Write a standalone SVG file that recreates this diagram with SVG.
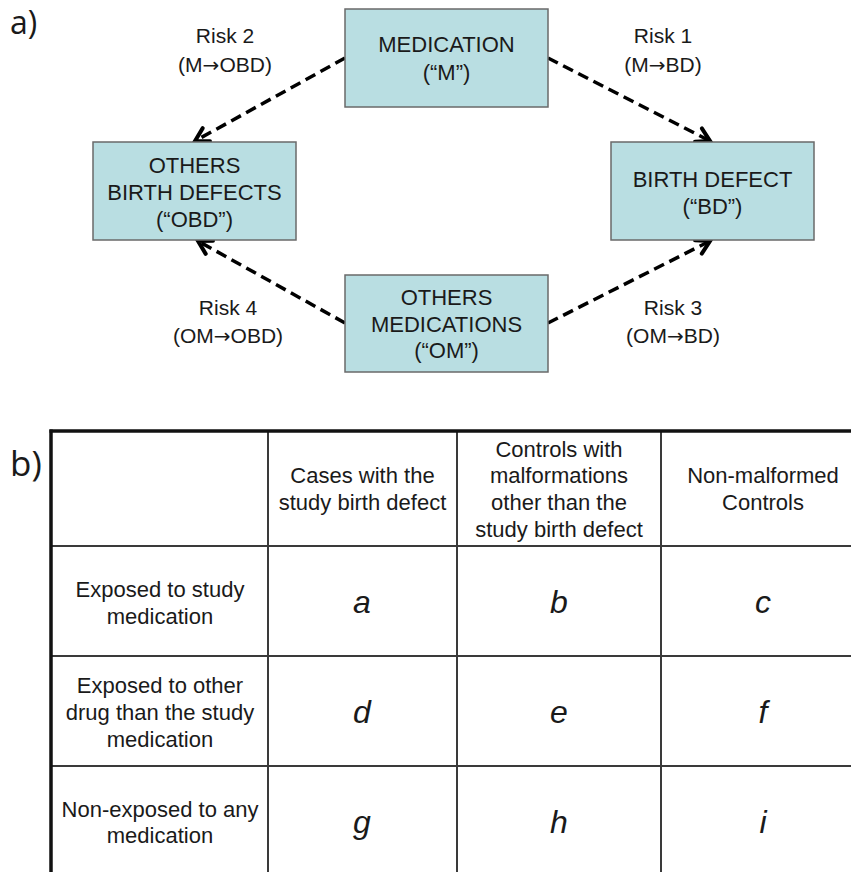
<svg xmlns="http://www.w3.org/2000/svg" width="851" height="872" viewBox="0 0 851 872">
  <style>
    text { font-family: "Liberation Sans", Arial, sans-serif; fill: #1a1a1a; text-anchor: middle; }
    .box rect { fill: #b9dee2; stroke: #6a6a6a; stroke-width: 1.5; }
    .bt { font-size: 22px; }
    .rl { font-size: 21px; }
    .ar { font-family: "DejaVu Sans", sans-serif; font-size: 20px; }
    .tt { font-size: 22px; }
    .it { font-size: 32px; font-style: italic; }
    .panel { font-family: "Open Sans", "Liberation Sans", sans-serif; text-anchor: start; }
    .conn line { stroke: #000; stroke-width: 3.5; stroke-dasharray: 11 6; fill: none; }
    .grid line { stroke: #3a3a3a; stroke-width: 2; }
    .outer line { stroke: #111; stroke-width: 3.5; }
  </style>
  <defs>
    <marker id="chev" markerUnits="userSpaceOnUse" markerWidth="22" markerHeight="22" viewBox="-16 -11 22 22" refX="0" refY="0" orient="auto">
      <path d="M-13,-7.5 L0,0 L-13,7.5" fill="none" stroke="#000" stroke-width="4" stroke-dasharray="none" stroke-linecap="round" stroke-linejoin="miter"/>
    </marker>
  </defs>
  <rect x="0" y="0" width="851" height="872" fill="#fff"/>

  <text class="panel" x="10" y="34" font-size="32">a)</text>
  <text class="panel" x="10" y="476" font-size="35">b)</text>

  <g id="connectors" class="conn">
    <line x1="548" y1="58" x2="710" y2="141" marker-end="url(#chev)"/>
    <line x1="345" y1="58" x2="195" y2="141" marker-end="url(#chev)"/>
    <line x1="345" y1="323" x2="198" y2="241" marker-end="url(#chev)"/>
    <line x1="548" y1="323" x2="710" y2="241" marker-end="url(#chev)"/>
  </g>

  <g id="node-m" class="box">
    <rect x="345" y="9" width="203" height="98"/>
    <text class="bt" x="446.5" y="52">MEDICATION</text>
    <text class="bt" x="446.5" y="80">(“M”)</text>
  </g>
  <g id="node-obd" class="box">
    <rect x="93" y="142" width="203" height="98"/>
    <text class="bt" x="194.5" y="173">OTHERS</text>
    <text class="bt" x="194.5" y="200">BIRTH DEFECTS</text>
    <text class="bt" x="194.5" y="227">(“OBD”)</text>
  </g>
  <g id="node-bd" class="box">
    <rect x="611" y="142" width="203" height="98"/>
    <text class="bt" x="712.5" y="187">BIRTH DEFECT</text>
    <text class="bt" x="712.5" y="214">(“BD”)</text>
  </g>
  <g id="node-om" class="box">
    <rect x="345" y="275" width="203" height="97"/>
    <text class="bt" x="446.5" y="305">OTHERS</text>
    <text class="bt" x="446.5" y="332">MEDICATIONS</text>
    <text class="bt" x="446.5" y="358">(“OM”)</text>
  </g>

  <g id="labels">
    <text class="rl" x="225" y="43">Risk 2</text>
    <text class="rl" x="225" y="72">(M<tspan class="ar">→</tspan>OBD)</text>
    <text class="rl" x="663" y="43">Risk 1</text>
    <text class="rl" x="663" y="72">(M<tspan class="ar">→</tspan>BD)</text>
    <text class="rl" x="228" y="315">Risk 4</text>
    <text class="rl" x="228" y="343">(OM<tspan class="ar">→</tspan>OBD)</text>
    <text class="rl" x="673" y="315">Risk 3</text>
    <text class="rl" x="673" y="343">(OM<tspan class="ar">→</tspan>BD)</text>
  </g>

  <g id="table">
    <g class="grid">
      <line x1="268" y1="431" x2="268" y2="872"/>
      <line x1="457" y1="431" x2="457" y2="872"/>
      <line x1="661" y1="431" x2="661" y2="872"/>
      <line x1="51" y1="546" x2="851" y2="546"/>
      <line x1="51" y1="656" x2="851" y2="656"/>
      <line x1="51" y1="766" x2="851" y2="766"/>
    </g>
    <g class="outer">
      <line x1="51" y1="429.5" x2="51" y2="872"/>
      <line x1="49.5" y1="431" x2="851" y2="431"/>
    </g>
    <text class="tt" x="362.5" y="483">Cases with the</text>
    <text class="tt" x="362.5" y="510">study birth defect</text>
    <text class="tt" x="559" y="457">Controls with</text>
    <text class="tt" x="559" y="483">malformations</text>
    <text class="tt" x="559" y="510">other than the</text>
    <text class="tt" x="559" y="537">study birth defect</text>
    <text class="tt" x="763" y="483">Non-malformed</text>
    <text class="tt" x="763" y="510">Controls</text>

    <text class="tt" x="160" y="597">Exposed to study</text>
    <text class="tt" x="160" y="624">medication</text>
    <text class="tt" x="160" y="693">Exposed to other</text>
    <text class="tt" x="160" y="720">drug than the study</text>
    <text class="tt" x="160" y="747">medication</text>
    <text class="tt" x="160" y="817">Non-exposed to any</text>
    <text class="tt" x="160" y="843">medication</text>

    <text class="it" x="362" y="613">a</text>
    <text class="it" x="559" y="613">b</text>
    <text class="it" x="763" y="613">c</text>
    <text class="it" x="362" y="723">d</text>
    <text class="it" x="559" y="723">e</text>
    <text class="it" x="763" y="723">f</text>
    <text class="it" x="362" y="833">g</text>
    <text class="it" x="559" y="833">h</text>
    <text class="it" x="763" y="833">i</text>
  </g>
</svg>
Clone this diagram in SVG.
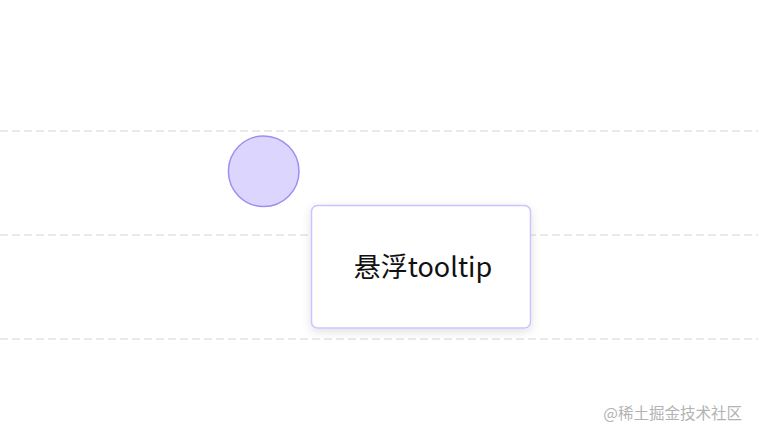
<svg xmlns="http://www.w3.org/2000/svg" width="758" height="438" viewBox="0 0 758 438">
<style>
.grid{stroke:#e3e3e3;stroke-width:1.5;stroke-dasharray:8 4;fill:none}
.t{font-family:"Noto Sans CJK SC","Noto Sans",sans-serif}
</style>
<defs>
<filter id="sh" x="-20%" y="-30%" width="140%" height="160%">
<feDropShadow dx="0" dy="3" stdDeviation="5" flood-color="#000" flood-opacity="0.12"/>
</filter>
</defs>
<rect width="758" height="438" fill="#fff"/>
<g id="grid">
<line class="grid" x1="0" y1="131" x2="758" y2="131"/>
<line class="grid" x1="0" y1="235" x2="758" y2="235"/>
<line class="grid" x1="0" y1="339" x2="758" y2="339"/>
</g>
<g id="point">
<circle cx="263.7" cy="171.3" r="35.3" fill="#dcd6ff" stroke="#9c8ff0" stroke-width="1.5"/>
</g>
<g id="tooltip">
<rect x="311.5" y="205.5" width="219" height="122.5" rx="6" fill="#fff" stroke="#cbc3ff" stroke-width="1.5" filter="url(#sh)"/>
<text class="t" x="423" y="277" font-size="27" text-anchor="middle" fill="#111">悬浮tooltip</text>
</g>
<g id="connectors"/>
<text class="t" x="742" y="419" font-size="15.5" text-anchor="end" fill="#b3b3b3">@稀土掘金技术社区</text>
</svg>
•••••
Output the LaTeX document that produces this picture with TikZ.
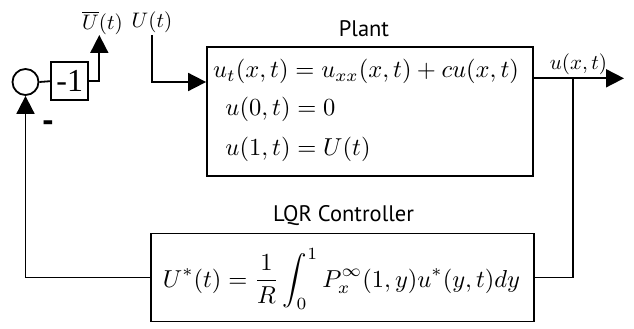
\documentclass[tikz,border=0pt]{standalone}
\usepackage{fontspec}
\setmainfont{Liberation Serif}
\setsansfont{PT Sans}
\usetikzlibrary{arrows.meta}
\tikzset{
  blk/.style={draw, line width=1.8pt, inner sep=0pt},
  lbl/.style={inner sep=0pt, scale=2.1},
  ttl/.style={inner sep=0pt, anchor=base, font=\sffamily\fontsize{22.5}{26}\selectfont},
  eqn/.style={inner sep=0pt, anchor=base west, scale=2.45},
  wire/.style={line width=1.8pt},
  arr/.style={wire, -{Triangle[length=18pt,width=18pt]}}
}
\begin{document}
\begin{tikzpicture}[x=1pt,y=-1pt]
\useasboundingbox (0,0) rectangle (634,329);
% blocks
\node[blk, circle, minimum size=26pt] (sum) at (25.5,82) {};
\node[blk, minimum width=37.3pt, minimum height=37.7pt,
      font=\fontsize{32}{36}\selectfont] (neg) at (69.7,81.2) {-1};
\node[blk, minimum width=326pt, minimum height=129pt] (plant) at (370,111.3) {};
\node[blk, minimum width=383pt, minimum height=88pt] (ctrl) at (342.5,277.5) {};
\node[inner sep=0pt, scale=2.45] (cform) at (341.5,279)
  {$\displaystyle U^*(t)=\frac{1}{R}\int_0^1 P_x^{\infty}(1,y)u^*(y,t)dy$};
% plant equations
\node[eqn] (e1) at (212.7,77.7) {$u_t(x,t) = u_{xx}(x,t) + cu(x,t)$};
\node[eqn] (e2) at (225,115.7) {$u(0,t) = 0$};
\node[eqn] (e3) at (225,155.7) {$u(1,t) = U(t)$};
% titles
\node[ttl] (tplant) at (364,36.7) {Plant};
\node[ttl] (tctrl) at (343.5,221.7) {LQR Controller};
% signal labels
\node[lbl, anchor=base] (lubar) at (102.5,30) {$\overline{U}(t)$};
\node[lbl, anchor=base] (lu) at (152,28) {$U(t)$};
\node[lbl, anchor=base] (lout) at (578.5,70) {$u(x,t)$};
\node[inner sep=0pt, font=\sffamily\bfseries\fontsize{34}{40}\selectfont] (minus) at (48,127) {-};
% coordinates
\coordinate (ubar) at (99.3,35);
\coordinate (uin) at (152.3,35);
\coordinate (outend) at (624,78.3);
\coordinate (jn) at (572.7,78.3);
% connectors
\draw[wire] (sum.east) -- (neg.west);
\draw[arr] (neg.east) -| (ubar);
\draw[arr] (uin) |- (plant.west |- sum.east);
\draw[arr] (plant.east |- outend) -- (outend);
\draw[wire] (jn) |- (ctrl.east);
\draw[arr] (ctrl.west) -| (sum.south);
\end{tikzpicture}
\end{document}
•••••
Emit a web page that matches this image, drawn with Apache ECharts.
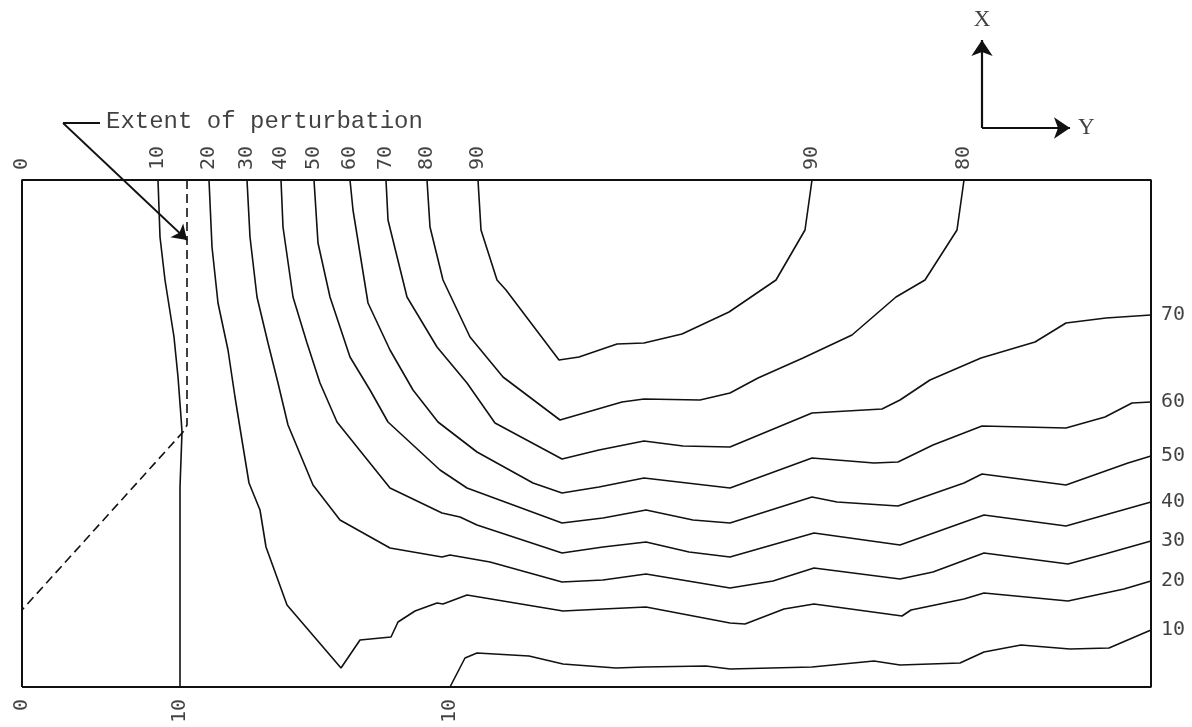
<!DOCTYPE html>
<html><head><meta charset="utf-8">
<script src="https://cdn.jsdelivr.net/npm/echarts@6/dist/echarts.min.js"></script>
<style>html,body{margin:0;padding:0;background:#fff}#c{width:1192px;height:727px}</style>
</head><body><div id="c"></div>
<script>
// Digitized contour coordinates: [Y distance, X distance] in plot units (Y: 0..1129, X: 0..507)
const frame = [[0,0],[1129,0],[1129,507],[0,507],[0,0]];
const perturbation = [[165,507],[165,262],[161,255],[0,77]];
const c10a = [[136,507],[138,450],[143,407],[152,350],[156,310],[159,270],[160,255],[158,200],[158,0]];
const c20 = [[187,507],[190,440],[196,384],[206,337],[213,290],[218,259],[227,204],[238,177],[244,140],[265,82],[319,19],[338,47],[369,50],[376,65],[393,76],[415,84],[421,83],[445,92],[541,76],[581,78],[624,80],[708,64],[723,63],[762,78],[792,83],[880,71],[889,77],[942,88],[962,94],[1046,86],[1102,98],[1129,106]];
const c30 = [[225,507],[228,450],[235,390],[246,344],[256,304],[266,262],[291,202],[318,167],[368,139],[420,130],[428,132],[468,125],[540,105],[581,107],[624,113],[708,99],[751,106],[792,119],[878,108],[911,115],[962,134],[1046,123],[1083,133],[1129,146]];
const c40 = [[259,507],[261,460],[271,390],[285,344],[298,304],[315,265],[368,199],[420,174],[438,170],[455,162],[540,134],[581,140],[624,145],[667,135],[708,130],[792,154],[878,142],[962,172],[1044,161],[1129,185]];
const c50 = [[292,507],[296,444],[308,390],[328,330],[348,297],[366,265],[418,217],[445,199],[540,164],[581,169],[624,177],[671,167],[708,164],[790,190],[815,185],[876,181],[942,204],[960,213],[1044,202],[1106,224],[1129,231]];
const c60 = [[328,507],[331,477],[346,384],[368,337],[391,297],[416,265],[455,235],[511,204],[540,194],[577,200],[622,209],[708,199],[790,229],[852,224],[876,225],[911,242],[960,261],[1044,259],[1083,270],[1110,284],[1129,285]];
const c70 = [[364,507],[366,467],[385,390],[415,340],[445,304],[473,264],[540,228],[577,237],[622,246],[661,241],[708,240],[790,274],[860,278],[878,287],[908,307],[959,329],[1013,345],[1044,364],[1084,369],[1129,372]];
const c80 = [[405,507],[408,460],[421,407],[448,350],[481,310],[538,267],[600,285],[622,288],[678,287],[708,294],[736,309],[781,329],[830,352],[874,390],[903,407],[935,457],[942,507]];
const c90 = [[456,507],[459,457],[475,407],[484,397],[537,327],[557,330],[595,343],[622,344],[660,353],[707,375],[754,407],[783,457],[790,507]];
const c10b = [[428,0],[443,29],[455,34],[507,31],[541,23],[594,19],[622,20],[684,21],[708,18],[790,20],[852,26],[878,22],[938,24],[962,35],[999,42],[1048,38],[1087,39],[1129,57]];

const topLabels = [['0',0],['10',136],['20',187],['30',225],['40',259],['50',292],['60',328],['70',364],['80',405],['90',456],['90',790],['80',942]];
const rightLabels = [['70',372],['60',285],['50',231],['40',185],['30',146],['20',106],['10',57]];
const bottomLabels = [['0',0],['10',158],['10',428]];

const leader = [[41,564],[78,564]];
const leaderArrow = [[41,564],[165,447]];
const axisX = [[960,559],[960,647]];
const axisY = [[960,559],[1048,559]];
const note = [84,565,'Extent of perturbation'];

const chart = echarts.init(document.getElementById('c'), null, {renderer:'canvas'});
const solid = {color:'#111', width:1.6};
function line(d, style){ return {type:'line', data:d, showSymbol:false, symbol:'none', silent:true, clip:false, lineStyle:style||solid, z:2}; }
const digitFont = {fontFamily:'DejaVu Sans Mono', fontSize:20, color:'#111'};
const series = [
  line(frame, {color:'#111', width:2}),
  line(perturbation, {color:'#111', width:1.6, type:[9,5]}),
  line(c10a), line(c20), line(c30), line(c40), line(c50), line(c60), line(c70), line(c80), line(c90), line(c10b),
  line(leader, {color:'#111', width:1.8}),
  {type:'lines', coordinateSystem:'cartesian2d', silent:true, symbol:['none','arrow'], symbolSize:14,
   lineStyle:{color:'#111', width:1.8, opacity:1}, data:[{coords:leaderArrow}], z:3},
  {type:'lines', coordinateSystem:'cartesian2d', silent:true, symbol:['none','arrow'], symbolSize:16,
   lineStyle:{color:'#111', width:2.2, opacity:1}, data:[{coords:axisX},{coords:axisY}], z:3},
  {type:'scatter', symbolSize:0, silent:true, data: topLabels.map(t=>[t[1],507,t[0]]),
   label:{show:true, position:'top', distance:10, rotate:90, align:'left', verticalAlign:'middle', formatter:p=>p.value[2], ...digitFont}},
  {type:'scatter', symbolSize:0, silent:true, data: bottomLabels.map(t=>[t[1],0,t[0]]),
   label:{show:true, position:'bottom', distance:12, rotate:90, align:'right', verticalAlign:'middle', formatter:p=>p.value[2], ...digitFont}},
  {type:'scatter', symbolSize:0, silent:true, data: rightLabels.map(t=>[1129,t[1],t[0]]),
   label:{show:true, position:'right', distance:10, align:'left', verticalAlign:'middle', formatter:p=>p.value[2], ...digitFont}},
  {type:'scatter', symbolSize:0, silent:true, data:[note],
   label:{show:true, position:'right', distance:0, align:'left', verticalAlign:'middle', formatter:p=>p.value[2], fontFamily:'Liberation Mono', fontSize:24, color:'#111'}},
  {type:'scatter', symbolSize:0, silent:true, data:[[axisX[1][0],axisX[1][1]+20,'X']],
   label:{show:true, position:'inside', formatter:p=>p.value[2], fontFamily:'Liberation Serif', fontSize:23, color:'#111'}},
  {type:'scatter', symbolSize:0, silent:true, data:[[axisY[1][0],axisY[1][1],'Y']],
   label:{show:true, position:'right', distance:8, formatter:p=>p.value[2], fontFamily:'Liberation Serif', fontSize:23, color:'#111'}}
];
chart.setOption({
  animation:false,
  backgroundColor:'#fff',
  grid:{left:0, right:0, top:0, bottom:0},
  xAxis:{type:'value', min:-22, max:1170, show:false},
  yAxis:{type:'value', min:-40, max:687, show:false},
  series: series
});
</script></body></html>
•••••
## What is required
From the material above, copy each line that includes the word "diagram".

## Written answer
Write a standalone SVG file that recreates this diagram with SVG.
Clone this diagram in SVG.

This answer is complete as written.